First let me explain about vararg which will help me answer your question better. We use vararg to provide array of primitive as argument of the method.Denoted by elipsis(three dot symbol) and should always be the last parameter of the method. That is why we can't have more than one variable argument into the method. At the time of invoking a method we can either give the value of the argument or you can ignore also. If method is overloaded with variable argument & specific type of parameter then first matching type of parameter will be verified,if matched will be invoked. If matching type of parameter not found then higher type(Widening) will be verified, if found then invoked. At last it will verify the variable argument parameter type. Priority order of verification is -

Same parameter type > Higher type > Variable argument

Now, coming to your question.

In program 1 - A is subclass of B. So class A has both implementation of m1() method with int parameter type and vararg type. Instance of A is calling subclass implementation of m1() method which is same parameter type cause Same parameter type has higher priority than vararg.

A a = new A();
a.m1(10); // will call higher priority m1() with same parameter type
B b2 = new A();
b2.m1(10); // super class has sub class Obj.Based on dynamic disptch concept, it will always call the method declared in super class

In program 2 - A is the sub class of B.Only difference is methods are interchanged here. Class B has m1() method with vararg parameter and class A has int type parameter.

 A a = new A();
 a.m1(10); // Class A has both m1() method with int and vararg.Will call m1() method with int paramter, as it has higher priority over vararg.

 B b2 = new A();
 b2.m1(10); // Storing sub class reference into super class. Dynamic dyspatch says with super class reference we can call only method declared in super class. Super class has m1() method with vararg, will be called.  

Hope this will help.

Answer 2

There is no overriding in the question at all, just overloading. Overriding would involve A defining a method with the same signature as a corresponding method in B (for instance, if they both had m1(int)). You're not doing that in either example, as the parameter types differ (int vs. int...).

The mechanics of method signature resolution (choosing which overload to use) are covered by JLS §15.12.2: Compile-Time Step 2: Determine Method Signature. The Java compiler will pick the most specific method it can on the interface defined by the type of the reference (in your case, the type of the variable) if there's any ambiguity.

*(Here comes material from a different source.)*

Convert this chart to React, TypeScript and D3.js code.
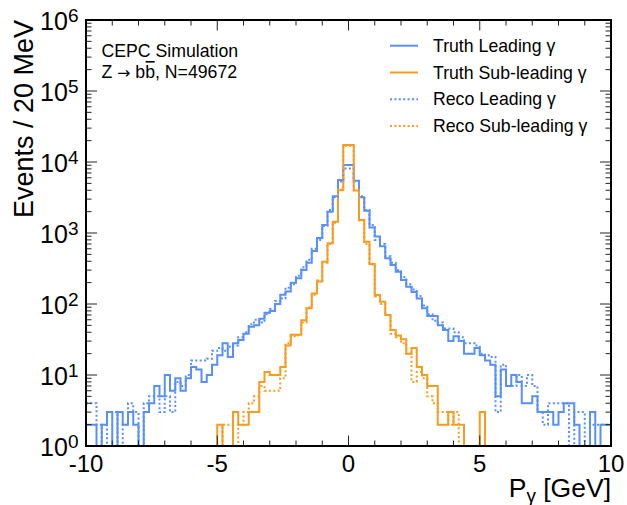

Note that it's the type of the reference that matters, not the type of the object the reference is referring to. The type of the reference (the variable in your case) is what defines the interface you have to the object. (This is "interface" in the generic OOP sense, rather than the Java-specific thing named after it.) The compiler can only choose from the methods available in that interface.

With that background, the reasons are fairly clear:

Program 1:

1. Super class - because b1 is of type B, and B only has m1(int), and m1(10) matches it.
2. Super class - because a is of type A; A has both m1(int) (from B) and also its own m1(int...); the former is more specific, so B's m1(int) is used.
3. Super class - because b2 is of type B and B only has m1(int).

Program 2:

1. Super class - because b1 is of type B, and B only has m1(int...), not m1(int).
2. Sub class - because a is of type A, and A has both m1(int...) (from B) and also its own m1(int); the latter is more specific, and so A's m1(int) is used.
3. Super class - because b2 is of type B, and B only has m1(int...), not m1(int).

Answer 3

There is no overriding in any of your examples, since overriding requires a method with the same name and signature to appear in both the super-class and the sub-class. Most of your examples don't have method overloading either, since only one version of m1 is available for the compiler to choose from.

In the first snippet, references of compile time type B can only see m1(int x). References of compile time type A see both methods, but m1(int x) is still preferred, since it is a better match to your method call (methods with varargs can only be chosen in method overloading resolution if there are no other methods that match the passed parameters and don't contain varargs). Therefore the super-class method is called in all three cases.

In the second snippet, references of compile time type B can only see m1(int... x), which is why that method is called in the 1st and 3rd cases. References of compile time type A see both methods, and this time m1(int x) is preferred again, so the sub-class method is called for the 2nd case.